You have attended plays that seemed fair, yet they did not move you, grip you. In theatrical parlance, they failed to "get over," which means that their message did not get over the foot-lights to the audience. There was no punch, no jab to them--they had no force.

Of course, all this spells disaster, in big letters, not only in a stage production but in any platform effort. Every such presentation exists solely for the audience, and if it fails to hit them--and the expression is a good one--it has no excuse for living; nor will it live long.

_What is Force?_

Some of our most obvious words open up secret meanings under scrutiny, and this is one of them.

To begin with, we must recognize the distinction between inner and outer force. The one is cause, the other effect. The one is spiritual, the other physical. In this important particular, animate force differs from inanimate force--the power of man, coming from within and expressing itself outwardly, is of another sort from the force of Shimose powder, which awaits some influence from without to explode it. However susceptive to outside stimuli, the true source of power in man lies within himself. This may seem like "mere psychology," but it has an intensely practical bearing on public speaking, as will appear.

Not only must we discern the difference between human force and mere physical force, but we must not confuse its real essence with some of the things that may--and may not--accompany it. For example, loudness is not force, though force at times may be attended by noise. Mere roaring never made a good speech, yet there are moments--moments, mind you, not minutes--when big voice power may be used with tremendous effect.

Nor is violent motion force--yet force may result in violent motion. Hamlet counseled the players:

Nor do not saw the air too much with your hand, thus; but use all gently; for in the very torrent, tempest, and (as I may say) whirlwind of your passion, you must acquire and beget a temperance, that may give it smoothness. Oh, it offends me to the soul, to hear a robustious periwig-pated fellow tear a passion to tatters, to very rags, to split the ears of the groundlings[2]; who, for the most part, are capable of nothing but inexplicable dumb show, and noise. I would have such a fellow whipped for o'er-doing Termagant; it out-herods Herod. Pray you avoid it.

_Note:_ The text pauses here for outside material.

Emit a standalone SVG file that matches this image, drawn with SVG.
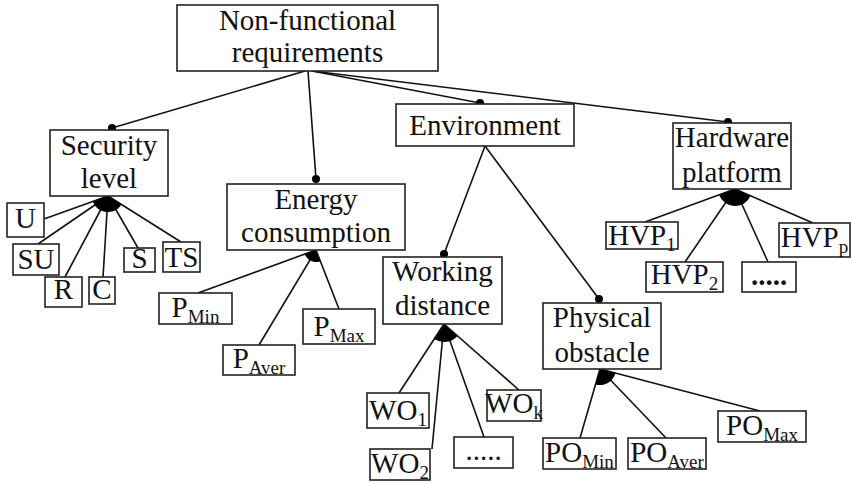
<svg xmlns="http://www.w3.org/2000/svg" width="851" height="483" viewBox="0 0 851 483">
<style>
.box{fill:#fff;stroke:#222;stroke-width:1.6}
.t{font-size:29px;fill:#111;text-anchor:middle}
.s{font-size:19px}
.ln{stroke:#111;stroke-width:1.6;fill:none}
.dot{fill:#000}
.fan{fill:#000}
</style>
<rect width="851" height="483" fill="#fff"/>
<g id="connectors">
<line class="ln" x1="305" y1="71" x2="112" y2="128"/>
<line class="ln" x1="308" y1="71" x2="316" y2="179"/>
<line class="ln" x1="312" y1="71" x2="480" y2="103"/>
<line class="ln" x1="312" y1="71" x2="728" y2="122"/>
<line class="ln" x1="485" y1="146" x2="444" y2="254"/>
<line class="ln" x1="485" y1="146" x2="599" y2="299"/>
<circle class="dot" cx="112" cy="128" r="4"/>
<circle class="dot" cx="316" cy="179" r="4"/>
<circle class="dot" cx="480" cy="103" r="4"/>
<circle class="dot" cx="728" cy="122" r="4"/>
<circle class="dot" cx="444" cy="254" r="4"/>
<circle class="dot" cx="599" cy="299" r="4"/>
<line class="ln" x1="108" y1="196" x2="44" y2="219"/>
<line class="ln" x1="108" y1="196" x2="38" y2="244"/>
<line class="ln" x1="108" y1="196" x2="65" y2="277"/>
<line class="ln" x1="108" y1="196" x2="103" y2="277"/>
<line class="ln" x1="108" y1="196" x2="138" y2="248"/>
<line class="ln" x1="108" y1="196" x2="181" y2="242"/>
<path class="fan" d="M108,196 L92.9,201.4 A16,16 0 0 0 121.5,204.5 Z"/>
<line class="ln" x1="316" y1="250" x2="198" y2="293"/>
<line class="ln" x1="316" y1="250" x2="259" y2="345"/>
<line class="ln" x1="316" y1="250" x2="339" y2="309"/>
<path class="fan" d="M316,250 L304.7,254.1 A12,12 0 0 0 320.4,261.2 Z"/>
<line class="ln" x1="444" y1="324" x2="399" y2="393"/>
<line class="ln" x1="444" y1="324" x2="432" y2="449"/>
<line class="ln" x1="444" y1="324" x2="484" y2="437"/>
<line class="ln" x1="444" y1="324" x2="519" y2="390"/>
<path class="fan" d="M444,324 L434.2,339.1 A18,18 0 0 0 457.5,335.9 Z"/>
<line class="ln" x1="600" y1="369" x2="580" y2="438"/>
<line class="ln" x1="600" y1="369" x2="666" y2="438"/>
<line class="ln" x1="600" y1="369" x2="760" y2="411"/>
<path class="fan" d="M600,369 L595.5,384.4 A16,16 0 0 0 615.5,373.1 Z"/>
<line class="ln" x1="735" y1="189" x2="645" y2="222"/>
<line class="ln" x1="735" y1="189" x2="685" y2="262"/>
<line class="ln" x1="735" y1="189" x2="768" y2="262"/>
<line class="ln" x1="735" y1="189" x2="813" y2="223"/>
<path class="fan" d="M735,189 L719,194.8 A17,17 0 0 0 750.6,195.8 Z"/>
</g>
<g font-family="Liberation Serif, DejaVu Serif, serif">
<g id="root"><rect class="box" x="177" y="5" width="261" height="66"/><text class="t" x="307.5" y="30">Non-functional</text><text class="t" x="307.5" y="62">requirements</text></g>
<g id="security"><rect class="box" x="50" y="130" width="118" height="66"/><text class="t" x="109" y="155">Security</text><text class="t" x="109" y="188">level</text></g>
<g id="energy"><rect class="box" x="227" y="184" width="178" height="66"/><text class="t" x="316" y="209">Energy</text><text class="t" x="316" y="242">consumption</text></g>
<g id="environment"><rect class="box" x="396" y="104" width="178" height="42"/><text class="t" x="485" y="135">Environment</text></g>
<g id="hardware"><rect class="box" x="673" y="123" width="118" height="66"/><text class="t" x="732" y="147">Hardware</text><text class="t" x="732" y="182">platform</text></g>
<g id="working"><rect class="box" x="383" y="257" width="119" height="67"/><text class="t" x="442.5" y="281">Working</text><text class="t" x="442.5" y="315">distance</text></g>
<g id="physical"><rect class="box" x="543" y="303" width="118" height="66"/><text class="t" x="602" y="327">Physical</text><text class="t" x="602" y="362">obstacle</text></g>
<g id="u"><rect class="box" x="7" y="203" width="37" height="34"/><text class="t" x="25.5" y="228">U</text></g>
<g id="su"><rect class="box" x="13" y="244" width="46" height="31"/><text class="t" x="36" y="269">SU</text></g>
<g id="r"><rect class="box" x="45" y="277" width="37" height="30"/><text class="t" x="63.5" y="299">R</text></g>
<g id="c"><rect class="box" x="89" y="277" width="26" height="27"/><text class="t" x="102" y="299">C</text></g>
<g id="s"><rect class="box" x="124" y="248" width="31" height="24"/><text class="t" x="139.5" y="268">S</text></g>
<g id="ts"><rect class="box" x="163" y="242" width="37" height="30"/><text class="t" x="181.5" y="267">TS</text></g>
<g id="pmin"><rect class="box" x="159" y="293" width="73" height="31"/><text class="t" x="195.5" y="317">P<tspan class="s" dy="6">Min</tspan></text></g>
<g id="paver"><rect class="box" x="223" y="345" width="72" height="30"/><text class="t" x="259" y="368">P<tspan class="s" dy="6">Aver</tspan></text></g>
<g id="pmax"><rect class="box" x="303" y="309" width="72" height="35"/><text class="t" x="339" y="336">P<tspan class="s" dy="6">Max</tspan></text></g>
<g id="wo1"><rect class="box" x="367" y="393" width="62" height="35"/><text class="t" x="398" y="420">WO<tspan class="s" dy="6">1</tspan></text></g>
<g id="wo2"><rect class="box" x="370" y="449" width="60" height="31"/><text class="t" x="400" y="473">WO<tspan class="s" dy="6">2</tspan></text></g>
<g id="wodots"><rect class="box" x="454" y="437" width="59" height="31"/><text class="t" x="483.5" y="460">.....</text></g>
<g id="wok"><rect class="box" x="487" y="390" width="54" height="31"/><text class="t" x="514" y="413">WO<tspan class="s" dy="6">k</tspan></text></g>
<g id="pomin"><rect class="box" x="543" y="438" width="73" height="31"/><text class="t" x="579.5" y="462">PO<tspan class="s" dy="6">Min</tspan></text></g>
<g id="poaver"><rect class="box" x="628" y="438" width="78" height="31"/><text class="t" x="667" y="462">PO<tspan class="s" dy="6">Aver</tspan></text></g>
<g id="pomax"><rect class="box" x="718" y="411" width="88" height="31"/><text class="t" x="762" y="435">PO<tspan class="s" dy="6">Max</tspan></text></g>
<g id="hvp1"><rect class="box" x="606" y="222" width="72" height="27"/><text class="t" x="642" y="245">HVP<tspan class="s" dy="6">1</tspan></text></g>
<g id="hvp2"><rect class="box" x="646" y="262" width="77" height="30"/><text class="t" x="684.5" y="284">HVP<tspan class="s" dy="6">2</tspan></text></g>
<g id="hvpdots"><rect class="box" x="742" y="262" width="54" height="30"/><text class="t" x="769" y="285" font-weight="bold">.....</text></g>
<g id="hvpp"><rect class="box" x="779" y="223" width="71" height="34"/><text class="t" x="814.5" y="247">HVP<tspan class="s" dy="6">p</tspan></text></g>
</g>
</svg>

Be not too tame, neither, but let your discretion be your tutor: suit the action to the word, the word to the action; with this special observance, that you o'erstep not the modesty of nature; for anything so overdone is from the purpose of playing, whose end, both at the first, and now, was, and is, to hold, as 'twere, the mirror up to Nature, to show Virtue her own feature, Scorn her own image, and the very age and body of the time his form and pressure. Now, this overdone, or come tardy off, though it make the unskillful laugh, cannot but make the judicious grieve; the censure of the which one must, in your allowance, o'erweigh a whole theater of others. Oh, there be players that I have seen play--and heard others praise, and that highly--not to speak it profanely, that, neither having the accent of Christians, nor the gait of Christian, pagan, or man, have so strutted and bellowed that I have thought some of Nature's journeymen had made men, and not made them well, they imitated humanity so abominably.[3]